The senior devs should allow the triage team to direct the investigation, but be available to explain concepts like application architecture, directing them to appropriate dashboards, or answer simple knowledge-based questions to speed up the process (for example, “how do I check the DNS routes of this URI?”). Coaching questions should be used to get the triage team to consider what could be going wrong.

The post-mortems allow the triage team to discover any gaps in their knowledge. For example, it’s quite hard to triage where a request is failing if the dev only has a vague understanding of general networking. It also serves as a useful way to identify when processes, dashboards, and logs are not sufficient or are unclear. This helps improve production alerting, tooling, and process.

What we broke

Our team adds production incidents into an incident log. This gives us a running record of what’s gone wrong with our services, detailed information on how it was triaged and what the fix was.

The incidents we ran were based off of issues that we had run into previously. They could be things that could feasibly happen, or even things that were highly unlikely but would force the triage team to go through the troubleshooting process.

They ranged from incorrect DNS records (to familiarise the triage team with how our team managed those), failing load balancer healthchecks, stopped services, or an event stream choking on an invalid event.

(We decided against doing incidents caused by code changes - it was too easy to tell if something changed due to the paper trail (Github commit history, Slack notifications, Octopus releases, and so on).)

Did it work?

So, what was the result of all this simulated problem solving?

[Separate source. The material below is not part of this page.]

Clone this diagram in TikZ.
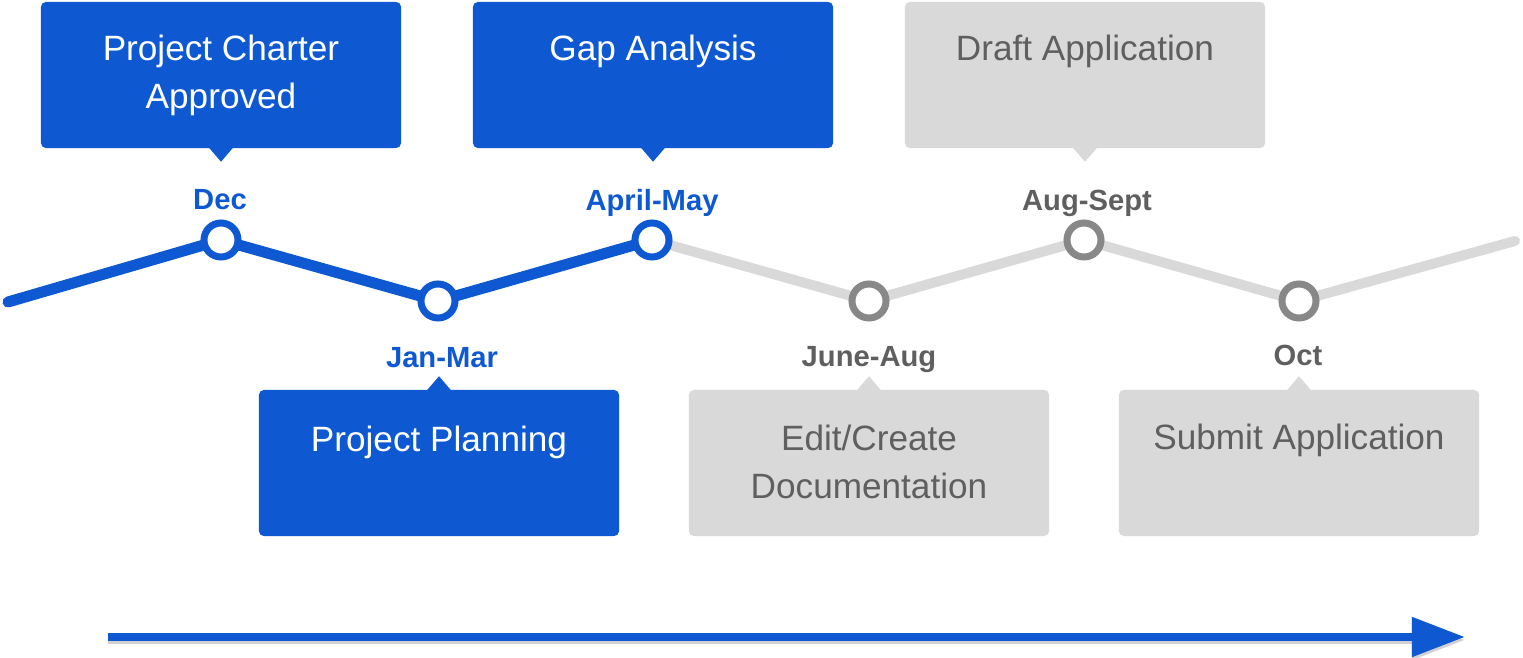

  • It allowed the triage team to build confidence that, yes, they actually knew how to fix problems in our (sometimes very complex) services. At the very least, it equipped them with patterns to help identify an issue. This meant that when something bad happened, they were a bit more comfortable at least knowing where to start.

  • Simulating actual incidents and alerts meant the scenarios were relevant and somewhat realistic. They had a chance to become more familiar with tools to investigate problems.

  • It allowed them to observe metric, dashboard, and log patterns that might correlate to something broken. This addresses a personal pet peeve: metrics are nice, but if you’re unaware of what is “normal” and what is “maybe broken”, the graphs will mean nothing to you.

  • As a bonus for the team, it let us exercise dashboarding and alerts for services, sometimes ones that we don’t often look at. It let us identify and refine old or little-used dashboards, which we then changed to give us useful information. Sometimes we even added more metrics for greater visibility over the service.

  • Finally, it was fun! It was a practical alternative to just reading runbooks. Our triage team found it engaging and a great way to exercise some ownership over our services.

Some thoughts and further reading

Both the triage team and the team as a whole found this exercise very beneficial. I would recommend running an exercise like this to anyone with an on-call component to their job, or any type of service that requires support. Our team now has much more depth when it comes to triaging issues with our service in general, easing the burden on the developers that are usually tasked with resolving issues.

In terms of further reading, unsurprisingly, someone else did this first: Google’s excellent Site Reliability Engineering handbook is available for free online and has a great chapter on a similar approach.